- From: Boris Zbarsky <bzbarsky@MIT.EDU>
- Date: Wed, 18 Feb 2009 10:37:45 -0500
- To: "Roy T. Fielding" <fielding@gbiv.com>
- CC: HTML WG <public-html@w3.org>
Roy T. Fielding wrote: > The id attribute in HTML5 is defined to be an opaque string, > presumably in the document character encoding. Therefore, either > the data in the fragment has to be converted to the document character > encoding, or the data in the id has to be converted to the URI encoding, > before the two can be compared as opaque strings. > > The name attribute in HTML4 is defined to be cdata in the document > character encoding. Therefore, either the data in the fragment has > to be converted to the document character encoding, or the data in > the name attribute has to be converted to the URI encoding, before > the two can be compared as opaque strings. > > Firefox is doing what was recommended by HTML4: > > http://www.w3.org/TR/html4/appendix/notes.html#non-ascii-chars > > Note. The same conversion based on UTF-8 should be applied to > values of the name attribute for the A element. For the record, that is not quite what Firefox is doing.
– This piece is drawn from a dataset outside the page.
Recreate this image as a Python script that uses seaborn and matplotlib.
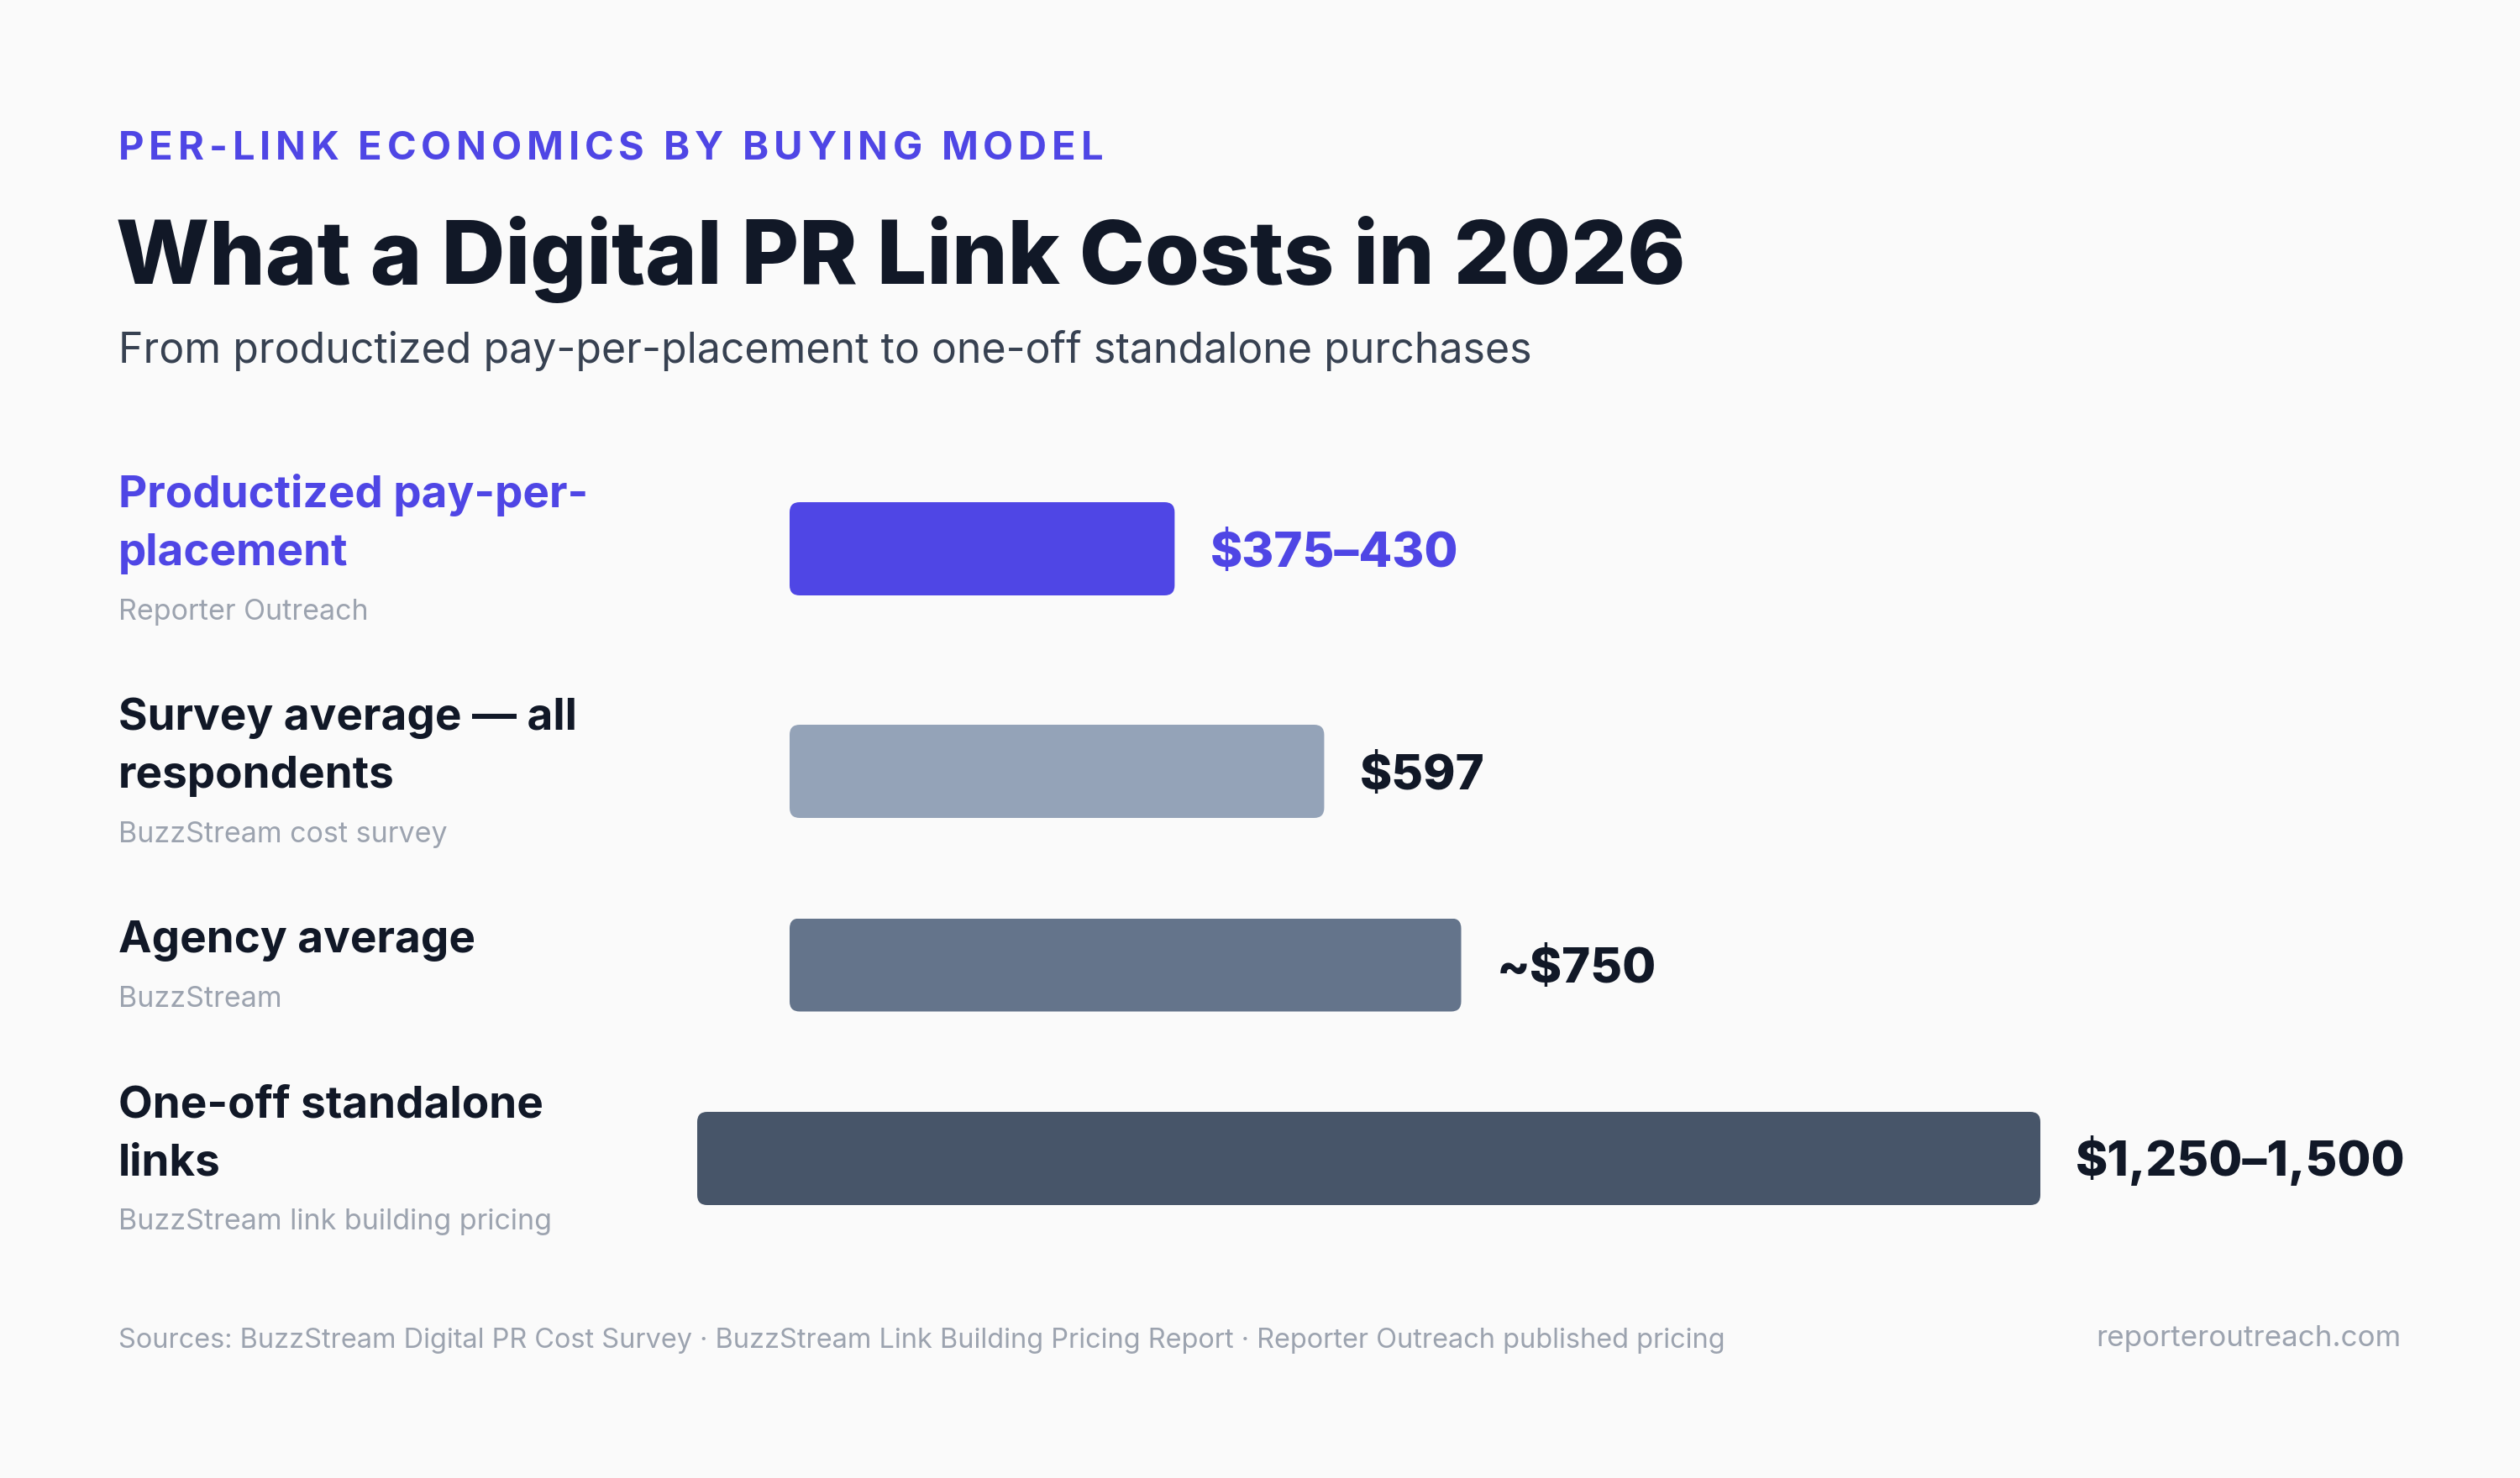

What Firefox is doing is the following: 1) During parsing, ids are converted from bytes to Unicode characters using the document encoding. 2) During parsing, names are converted from bytes to Unicode characters using the document encoding. For the <a> element the name is then encoded as UTF-8, the resulting byte array has all %-escapes replaced by the relevant bytes (as indicated by the escape), and the resulting byte-array is converted to Unicode by assuming that it's UTF-8. 3) When asked to scroll to a fragment identifier, the fragment identifier is fetched from the URI object it's in. This gives a byte array. All %-escapes are replaced with the corresponding bytes. Then the byte array is converted to Unicode by assuming it to be UTF-8, and the resulting string matched against names and ids in the document. If no match is found, the same byte array is converted to Unicode by using the originating character encoding of the URI, and the matching is tried again. In practice, it turns out that matching when the author didn't expect it is rarely a problem (because it's rare that there are names or fragment identifiers around that are the same up to escaping but meant to NOT match), while not matching when the author expected a match causes "web site doesn't work" issues. Hence the above algorithm, which attempts to match as broadly as possible... As an aside, now that I reread the HTML4 note in the light of day it sounds like it's aimed at authors, not UAs. -Boris
Received on Wednesday, 18 February 2009 15:38:31 UTC